We examined 74 patients with inflammatory bowel disease (IBD): with ulcerative colitis (UC) - 46, with Crohn's disease (CD) - 28. Systemic manifestations were revealed in 66 (89.1%) patients. This slightly exceeds their frequency in other studies (17-40%) [1-4]. Systemic manifestations included various lesions of liver (autoimmune hepatitis - AIH, primary sclerosing cholangitis - PSC), joints (peripheral arthropathy, sacroiliitis, ankylosing spondylitis), eye (uveitis, scleritis), skin (dermatitis, erythema nodosum, gangrenous pyoderma), and thyroid. Some of them were symptoms of the disease itself, others (autoimmune liver disease, ankylosing spondylitis) were independent diseases accompanying IBD [10].
The articular syndrome was the most common variant as in the other studies (19 patients, 25.6%) [11,12]. The joint syn-drome was mainly a lesion of 2-3 large joints without changing their configuration.
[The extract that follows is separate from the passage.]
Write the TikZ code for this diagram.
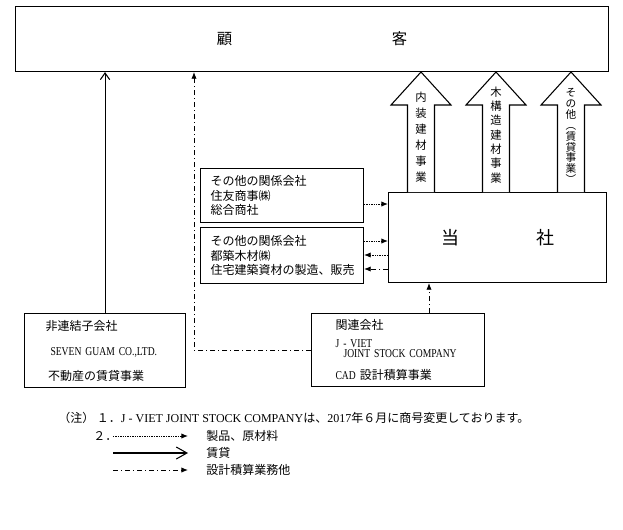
\documentclass[tikz,border=0pt]{standalone}
\usepackage{fontspec}
\setmainfont{Noto Sans CJK JP}
\newfontfamily\latinfont{Liberation Serif}[FakeStretch=0.8]
\newfontfamily\latinwide{Liberation Serif}
\newcommand{\lat}[1]{{\latinfont #1}}
\newcommand{\latw}[1]{{\latinwide #1}}
\usetikzlibrary{arrows.meta}

\tikzset{
  box/.style={draw, line width=0.8pt, anchor=north west, inner ysep=0pt, align=left, font=\fontsize{9}{11}\selectfont},
  txt/.style={anchor=west, inner sep=0.75pt, font=\fontsize{9}{11}\selectfont},
  vtext/.style={inner sep=0pt, align=center},
  goods/.style={dash pattern=on 1pt off 0.8pt, line width=0.7pt, -{Latex[length=5pt,width=4pt]}},
  rent/.style={line width=0.8pt, -{Straight Barb[length=5pt,width=7pt]}},
  design/.style={dash pattern=on 4pt off 2pt on 1pt off 2pt, line width=0.7pt, -{Latex[length=5pt,width=4pt]}},
  bigarrow/.style={draw, line width=0.8pt, fill=white},
}

\begin{document}
\begin{tikzpicture}[x=0.75pt,y=0.75pt,yscale=-1,xscale=1]
\useasboundingbox (0,0) rectangle (623,529);

% Boxes
\node[box, align=center, minimum width=444.75pt, minimum height=48.75pt, font=\fontsize{11.5}{13}\selectfont] (customer) at (15,6) {顧\hspace{119.75pt}客};
\node[box, align=center, minimum width=163.5pt, minimum height=67.5pt, font=\fontsize{13.5}{15}\selectfont] (company) at (388,192) {当\hspace{57.75pt}社};
\node[box, minimum height=40.5pt, inner xsep=7.5pt, text width=107.25pt] (assocA) at (200,168) {その他の関係会社\\住友商事㈱\\総合商社};
\node[box, minimum height=42pt, inner xsep=7.5pt, text width=107.25pt] (assocB) at (200,227) {その他の関係会社\\都築木材㈱\\住宅建築資材の製造、販売};
\node[box, minimum height=55.5pt, inner xsep=15.75pt, text width=89.25pt] (seven) at (24,313) {非連結子会社\\[7.75pt]\hspace{3.75pt}\lat{SEVEN GUAM CO.,LTD.}\\[7.75pt]\hspace{2pt}不動産の賃貸事業};
\node[box, minimum height=54.75pt, inner xsep=18pt, text width=93.75pt] (jviet) at (311,313) {関連会社\\[2.5pt]\lat{J - VIET}\\[-3.5pt]\hspace{6pt}\lat{JOINT STOCK COMPANY}\\[5.5pt]\lat{CAD} 設計積算事業};

% Segment arrows
\foreach \cx in {421,496,571}
  \draw[bigarrow] (\cx-13.5,192) -- (\cx-13.5,105) -- (\cx-30,105) -- (\cx,72) -- (\cx+30,105) -- (\cx+13.5,105) -- (\cx+13.5,192);
\node[vtext, font=\fontsize{8.5}{12}\selectfont] (segA) at (421,137) {内\\装\\建\\材\\事\\業};
\node[vtext, font=\fontsize{8.5}{10.75}\selectfont] (segB) at (496,135) {木\\構\\造\\建\\材\\事\\業};
\node[vtext, font=\fontsize{8}{8.2}\selectfont] (segC) at (571,136) {そ\\の\\他\\︵\\賃\\貸\\事\\業\\︶};

% Connectors
\draw[goods] (assocA.east |- 0,204) -- (company.west |- 0,204);
\draw[goods] (assocB.east |- 0,241) -- (company.west |- 0,241);
\draw[goods] (company.west |- 0,255) -- (assocB.east |- 0,255);
\draw[design] (company.west |- 0,269) -- (assocB.east |- 0,269);
\draw[design] (jviet.north -| 429,0) -- (company.south -| 429,0);
\draw[rent] (seven.north) -- (seven.north |- customer.south);
\coordinate (ddturn) at (194,0);
\draw[design] (jviet.west) -| (customer.south -| ddturn);

% Notes
\node[txt] (note1) at (57,418) {（注） １．\latw{J - VIET JOINT STOCK COMPANY}は、\latw{2017}年６月に商号変更しております。};
\node[txt] (note2) at (92,436) {２．};
\coordinate (lgA1) at (113,436);
\coordinate (lgA2) at (188,436);
\coordinate (lgB1) at (113,453);
\coordinate (lgB2) at (188,453);
\coordinate (lgC1) at (113,470);
\coordinate (lgC2) at (188,470);
\draw[goods] (lgA1) -- (lgA2);
\draw[rent, -{Straight Barb[length=8pt,width=9pt]}] (lgB1) -- (lgB2);
\draw[design] (lgC1) -- (lgC2);
\node[txt] (lgAtxt) at (205,436) {製品、原材料};
\node[txt] (lgBtxt) at (205,453) {賃貸};
\node[txt] (lgCtxt) at (205,470) {設計積算業務他};

\end{tikzpicture}
\end{document}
It was 2.8 times more common in women and accompanied with an acute exacerbation of IBD. In a number of cases, arthropathy was accompanied by a lesion of the skin and eyes and was associated with the presence of the HLA-B27 allele [13]. In 4 cases, IBD was accompanied by ankylosing spondylitis (5.5%), which was revealed as spinal cord injury, ankylosis and changes in the configuration of the joints. In this case, the damage to the joints in our patients occurred 20-27 years earlier than appearance of the intestinal symptoms.
Liver involvement in most patients was represented by autoimmune disease (46 patients, 62%): AIH in 4 patients (5.5%), PSC in 42 patients (56.7%). The frequency of combination of diseases of the intestine and liver in our study was higher than usually reported, due to the fact that the patients were examined in the hepatology department of the clinic [14].
As in previous studies, PSC was more often combined with UC (30 patients, 40%) than with CD (12 patients, 16%) [15]. The disease in 18 cases began with a clinical picture of UC, and in 24 cases with liver damage. At the same time, the UC is characterized by a greater extent of intestinal lesioning (in 17 patients total and subtotal, in 4 with proctosigmoiditis). However, in patients with UC without PSC, the total forms are much less frequent (proctosigmoiditis predominates) [16]. Intestinal disease in combination with PSC is characterized by slow progression.
In 14 patients with PSC (out of 46), an autoimmune cross between AIH / PSC was found (18.9%, 14 of 74) [17]. In this subgroup, the disease debuted with a clinical picture of AIH (6 patients), PSC (4 patients) or IBD (4 patients). The mean age at onset of the disease with AIH was 19 [15, 32] years, with PSC was 29.5 [19, 38] and with IBD was 25 [15, 33]. Some of the patients whose onset of the disease was with AIH was characterized by a younger age, predominantly female sex (5 women, 1 male), while PSC usually started at middle age and equally in men and women [18,19]. According to the results of our study, in patients with a combination of these three diseases (IBD / AIH / PSC), the nature and course of the disease depends on the initial clinical picture.
Systemic manifestations were sometimes first seen in the clinical picture of IBD. They often outstrip the intestinal symptoms, which can complicate timely diagnosis. Moreover, while the intestinal disease itself can occur with low activity and do not affect life expectancy, a number of systemic manifestations have a significant, determinative effect on the prognosis, significantly worsening it, such as PSC.